Does Your "Permanent Collection" Belong in a Museum?
Ballroom
What do you consider your website's "permanent collection"? The team at North Park University in Chicago will make the case that this information is the backbone of what you have to offer: your academic program information, your "about" section, and your faculty profiles. But when's the last time you redeveloped your permanent collection to be a key element of your marketing strategy?
In 2012, the marketing and communications team at North Park started a permanent collection overhaul, beginning with their academic program pages. As a small, full-service marketing and web team for the university, they designed a custom approach to content development that made sense for their unique campus culture, and paired that with new design and functionality to create a program-centric web presence. Their most important — and challenging — task was figuring out what it took beyond money and time to get to the best solution for North Park to meet its communications and marketing goals.
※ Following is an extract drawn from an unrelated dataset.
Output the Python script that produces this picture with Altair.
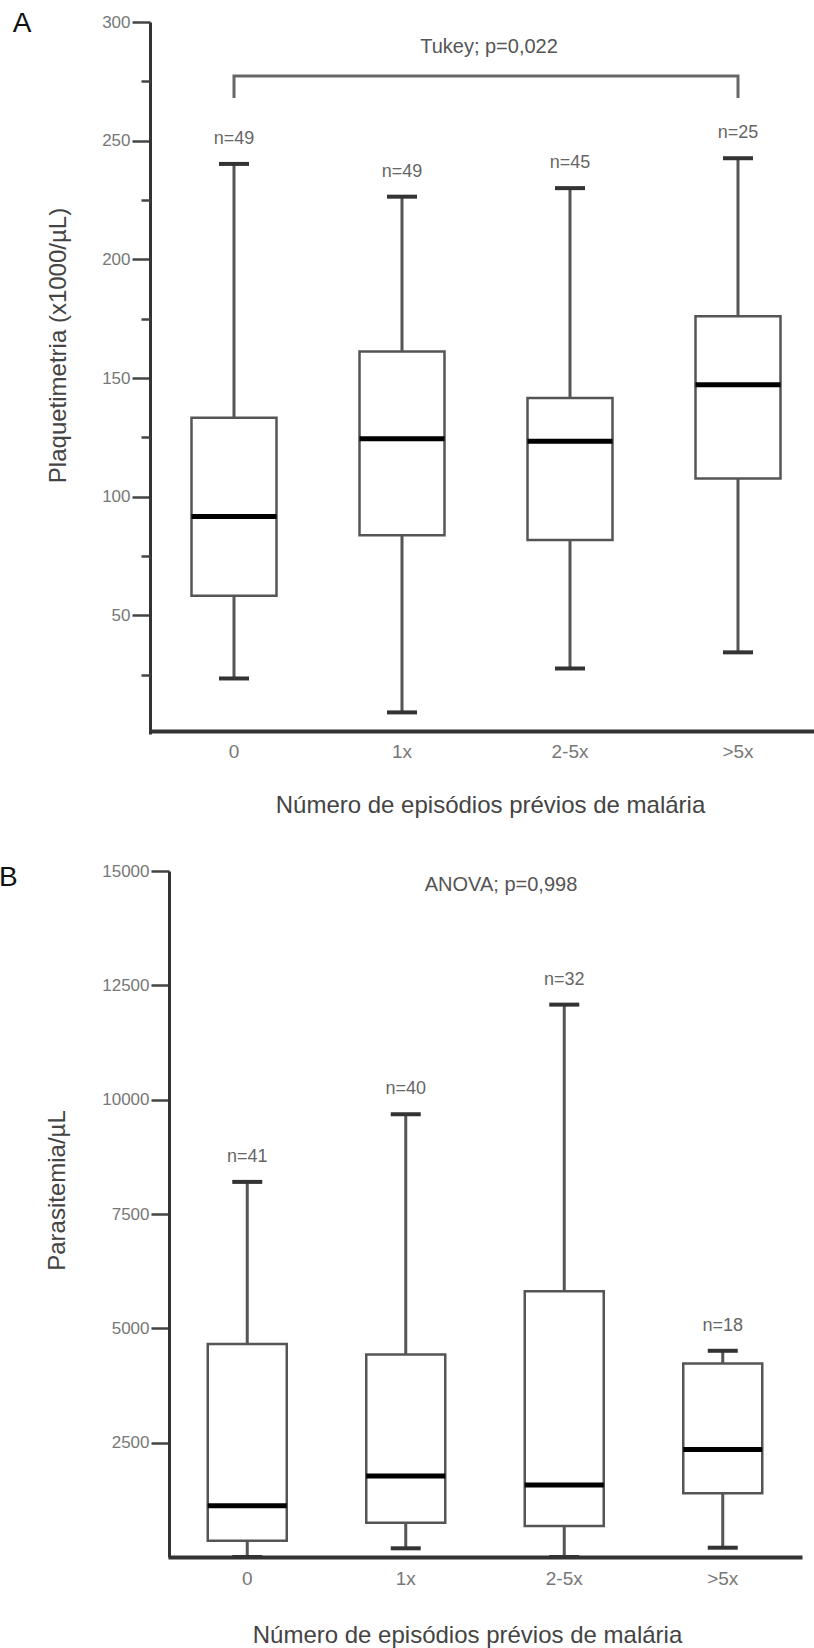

Learn from their experience working closely with faculty, administration, alumni, and creative teams (both internal and external) to re-deploy 35 percent of their website on an aggressive timeline — with plans for an almost complete site overhaul in the coming years.
Presenters
Megan Gilmore
Web Content Manager, North Park University
Megan Gilmore has been at North Park University for two years, making sure the sentences are sensible, the words are spelled correctly, and people can find what they're looking for at northpark.edu.
Scott Orians
Online Systems Manager, North Park University
Scott Orians has been the Online Systems Manager at North Park for two and a half years.